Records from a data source
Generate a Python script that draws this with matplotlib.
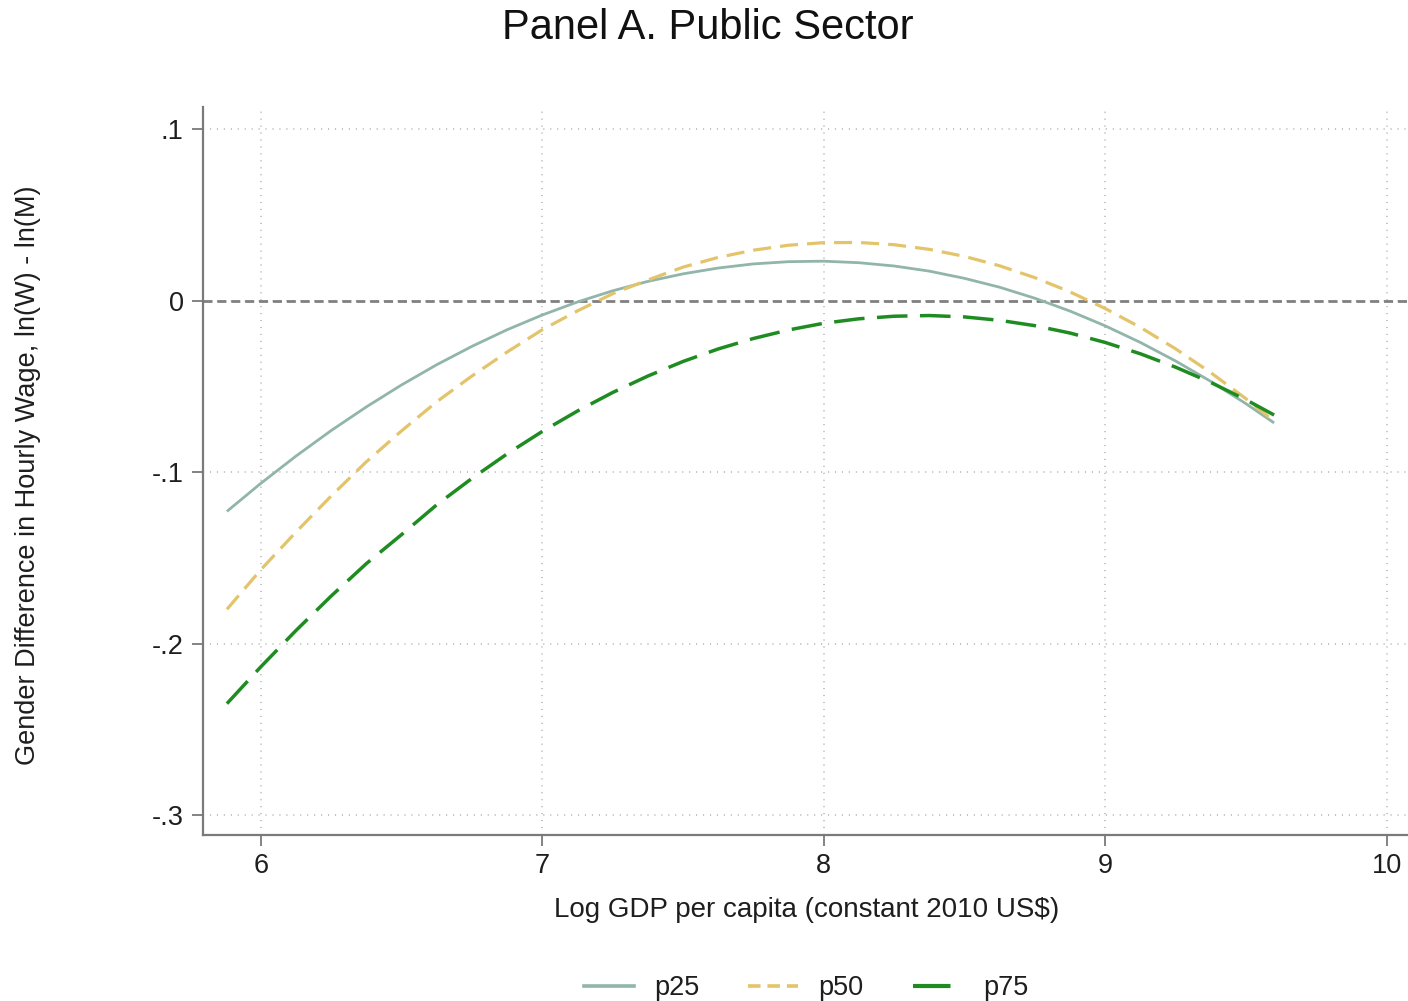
import matplotlib
matplotlib.use("Agg")
import matplotlib.pyplot as plt
from matplotlib.lines import Line2D

plt.rcParams['font.family'] = ['Liberation Sans', 'DejaVu Sans']
plt.rcParams['lines.scale_dashes'] = False

# Data
x_vals = [5.88, 6.0, 6.125, 6.25, 6.375, 6.5, 6.625, 6.75, 6.875, 7.0, 7.125, 7.25,
          7.375, 7.5, 7.625, 7.75, 7.875, 8.0, 8.125, 8.25, 8.375, 8.5, 8.625, 8.75,
          8.875, 9.0, 9.125, 9.25, 9.375, 9.5, 9.6]
p25 = [-0.1229, -0.1066, -0.0907, -0.0758, -0.0620, -0.0492, -0.0374, -0.0267, -0.0170,
       -0.0084, -0.0008, 0.0057, 0.0112, 0.0156, 0.0190, 0.0214, 0.0227, 0.0230, 0.0221,
       0.0202, 0.0172, 0.0130, 0.0078, 0.0014, -0.0061, -0.0147, -0.0244, -0.0352,
       -0.0471, -0.0601, -0.0713]
p50 = [-0.1800, -0.1570, -0.1350, -0.1140, -0.0940, -0.0760, -0.0590, -0.0440, -0.0300,
       -0.0170, -0.0060, 0.0040, 0.0120, 0.0195, 0.0252, 0.0294, 0.0323, 0.0338, 0.0339,
       0.0326, 0.0299, 0.0258, 0.0203, 0.0134, 0.0051, -0.0046, -0.0156, -0.0281,
       -0.0420, -0.0572, -0.0704]
p75 = [-0.2350, -0.2136, -0.1924, -0.1723, -0.1534, -0.1365, -0.1191, -0.1037, -0.0894,
       -0.0763, -0.0644, -0.0536, -0.0440, -0.0355, -0.0282, -0.0221, -0.0171, -0.0132,
       -0.0106, -0.0091, -0.0087, -0.0095, -0.0115, -0.0146, -0.0189, -0.0244, -0.0310,
       -0.0388, -0.0477, -0.0578, -0.0667]

x_ticks = [6, 7, 8, 9, 10]
x_tick_labels = ["6", "7", "8", "9", "10"]
y_ticks = [0.1, 0.0, -0.1, -0.2, -0.3]
y_tick_labels = [".1", "0", "-.1", "-.2", "-.3"]
series_labels = ["p25", "p50", "p75"]

title = "Panel A. Public Sector"
xlabel = "Log GDP per capita (constant 2010 US$)"
ylabel = "Gender Difference in Hourly Wage, ln(W) - ln(M)"

c25 = "#91b5ab"
c50 = "#e3c46a"
c75 = "#1f8c22"
spine_c = "#7a7a7a"
grid_c = "#bdbdbd"
text_c = "#1e1e1e"

W, H = 1408, 1001
fig = plt.figure(figsize=(W / 100, H / 100), dpi=100)

left_px, right_px, top_px, bot_px = 203, 1443, 107, 835
ax_w = right_px - left_px
ax_h = bot_px - top_px
ax = fig.add_axes([left_px / W, 1 - bot_px / H, ax_w / W, ax_h / H])

ax.set_xlim(5.795, 10.2)
ax.set_ylim(-0.3116, 0.1129)

ax.set_xticks(x_ticks)
ax.set_xticklabels(x_tick_labels)
ax.set_yticks(y_ticks)
ax.set_yticklabels(y_tick_labels)

ax.grid(True, linestyle=(0, (0.8, 4.2)), color=grid_c, linewidth=1.3)
ax.set_axisbelow(True)

for s in ["top", "right"]:
    ax.spines[s].set_visible(False)
for s in ["left", "bottom"]:
    ax.spines[s].set_color(spine_c)
    ax.spines[s].set_linewidth(1.6)

ax.tick_params(axis="both", labelcolor=text_c, labelsize=19.5, length=8, width=1.3,
               color=spine_c)
ax.tick_params(axis="x", pad=5)
ax.tick_params(axis="y", pad=6)

ax.axhline(0, color="#808080", linewidth=2.0, linestyle=(0, (6.5, 3.5)), zorder=2)

ax.plot(x_vals, p25, color=c25, linewidth=2.0, solid_capstyle="butt", zorder=3)
ax.plot(x_vals, p50, color=c50, linewidth=2.3, linestyle=(0, (13, 6.5)), zorder=3)
ax.plot(x_vals, p75, color=c75, linewidth=2.5, linestyle=(0, (22, 9)), zorder=3)

ax.set_xlabel(xlabel, fontsize=20, color=text_c, va="center")
ax.xaxis.set_label_coords((807 - left_px) / ax_w, -(910 - bot_px) / ax_h)
ax.set_ylabel(ylabel, fontsize=19.5, color=text_c, va="center")
ax.yaxis.set_label_coords(-(left_px - 28) / ax_w, (bot_px - 475) / ax_h)

fig.text(708 / W, 1 - 28 / H, title, fontsize=30, ha="center", va="center", color="#111111")

handles = [
    Line2D([], [], color=c25, linewidth=2.6),
    Line2D([], [], color=c50, linewidth=2.6, linestyle=(0, (9, 5))),
    Line2D([], [], color=c75, linewidth=3.0, linestyle=(0, (27, 30))),
]
fig.legend(handles, series_labels, loc="center", bbox_to_anchor=(806 / W, 1 - 988 / H),
           ncol=3, frameon=False, fontsize=19.5, handlelength=1.85, handletextpad=0.75,
           columnspacing=1.8, labelcolor=text_c)

fig.savefig("out.png", dpi=100)
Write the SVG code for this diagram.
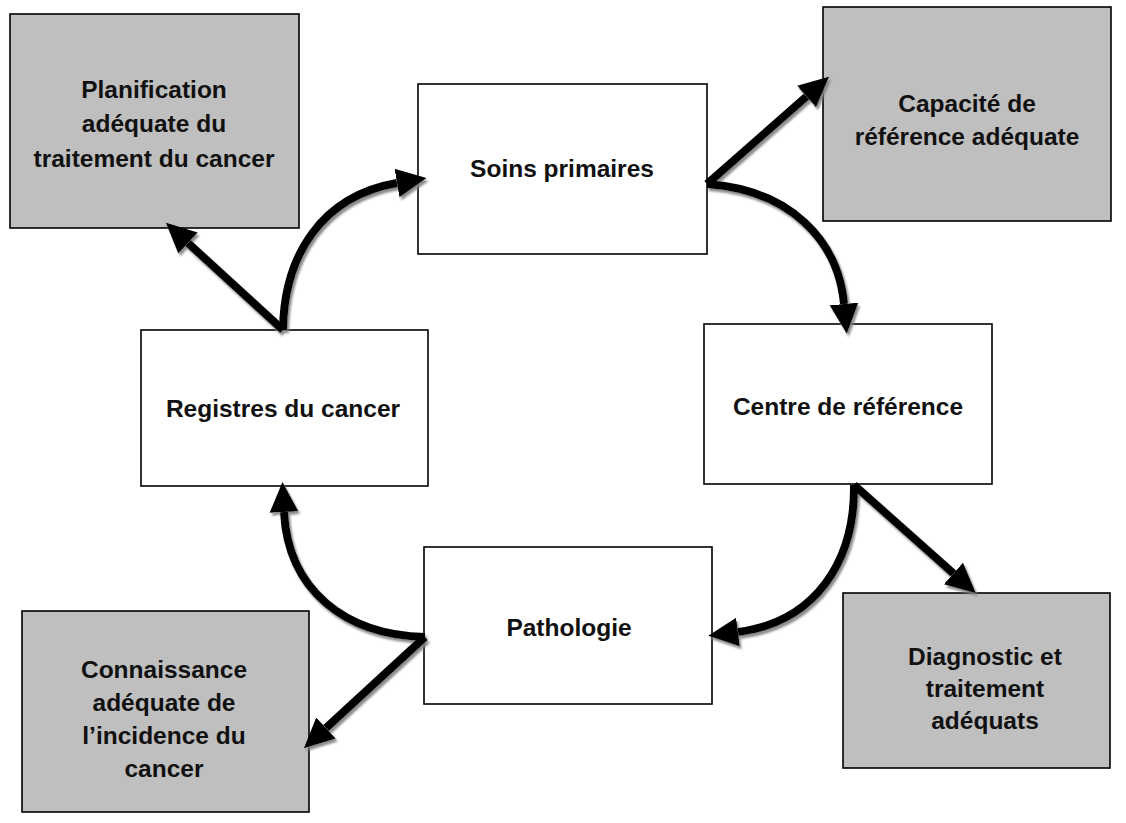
<svg xmlns="http://www.w3.org/2000/svg" width="1126" height="823" viewBox="0 0 1126 823">
<style>
.box{fill:#ffffff;stroke:#000;stroke-width:1.6}
.grey{fill:#bfbfbf;stroke:#000;stroke-width:1.6}
.t{font-family:"Liberation Sans",Arial,sans-serif;font-weight:bold;font-size:24.5px;fill:#111;text-anchor:middle}
.c{fill:none;stroke:#000;stroke-width:8}
</style>
<defs>
<marker id="ah" markerUnits="userSpaceOnUse" markerWidth="30" markerHeight="30" viewBox="0 0 24 24" refX="0" refY="12" orient="auto">
<path d="M0,0.5 L24,12 L0,23.5 Z" fill="#000"/>
</marker>
<filter id="sh" x="-20%" y="-20%" width="140%" height="140%">
<feDropShadow dx="2" dy="3" stdDeviation="1.2" flood-color="#7f7f7f" flood-opacity="0.9"/>
</filter>
</defs>
<rect width="1126" height="823" fill="#fff"/>
<g id="n-planification"><rect class="grey" x="10" y="14" width="289" height="214"/>
<text class="t" x="154" y="98">Planification</text><text class="t" x="154" y="132">adéquate du</text><text class="t" x="154" y="167">traitement du cancer</text></g>
<g id="n-capacite"><rect class="grey" x="823" y="7" width="288" height="214"/>
<text class="t" x="967" y="112">Capacité de</text><text class="t" x="967" y="145">référence adéquate</text></g>
<g id="n-soins"><rect class="box" x="418" y="84" width="289" height="170"/>
<text class="t" x="562" y="177">Soins primaires</text></g>
<g id="n-centre"><rect class="box" x="704" y="324" width="288" height="160"/>
<text class="t" x="848" y="415">Centre de référence</text></g>
<g id="n-registres"><rect class="box" x="141" y="330" width="287" height="156"/>
<text class="t" x="283" y="417">Registres du cancer</text></g>
<g id="n-pathologie"><rect class="box" x="424" y="547" width="288" height="157"/>
<text class="t" x="569" y="636">Pathologie</text></g>
<g id="n-connaissance"><rect class="grey" x="22" y="611" width="287" height="201"/>
<text class="t" x="164" y="678">Connaissance</text><text class="t" x="164" y="711">adéquate de</text><text class="t" x="164" y="744">l’incidence du</text><text class="t" x="164" y="777">cancer</text></g>
<g id="n-diagnostic"><rect class="grey" x="843" y="593" width="267" height="175"/>
<text class="t" x="985" y="665">Diagnostic et</text><text class="t" x="985" y="697">traitement</text><text class="t" x="985" y="729">adéquats</text></g>
<g id="connectors" filter="url(#sh)">
<path class="c" d="M283,330 C284,255 322,196 397,183" marker-end="url(#ah)"/>
<path class="c" d="M283,330 L188,243" marker-end="url(#ah)"/>
<path class="c" d="M707,184 L806.5,96.5" marker-end="url(#ah)"/>
<path class="c" d="M707,184 C790,190 838,240 844,304" marker-end="url(#ah)"/>
<path class="c" d="M854,485 L953.5,573.4" marker-end="url(#ah)"/>
<path class="c" d="M854,485 C855,562 815,622 738,632" marker-end="url(#ah)"/>
<path class="c" d="M425,637 C345,635 288,590 284,512" marker-end="url(#ah)"/>
<path class="c" d="M425,637 L326,728" marker-end="url(#ah)"/>
</g>
</svg>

> [AIM]: Write out again, exactly, the lines from the start of the listing up to the line containing "plt.rcParams['lines.scale_dashes'] = False", with both ends and without pictures.

> [SOLUTION]:
Generate a Python script that draws this with matplotlib.
import matplotlib
matplotlib.use("Agg")
import matplotlib.pyplot as plt
from matplotlib.lines import Line2D

plt.rcParams['font.family'] = ['Liberation Sans', 'DejaVu Sans']
plt.rcParams['lines.scale_dashes'] = False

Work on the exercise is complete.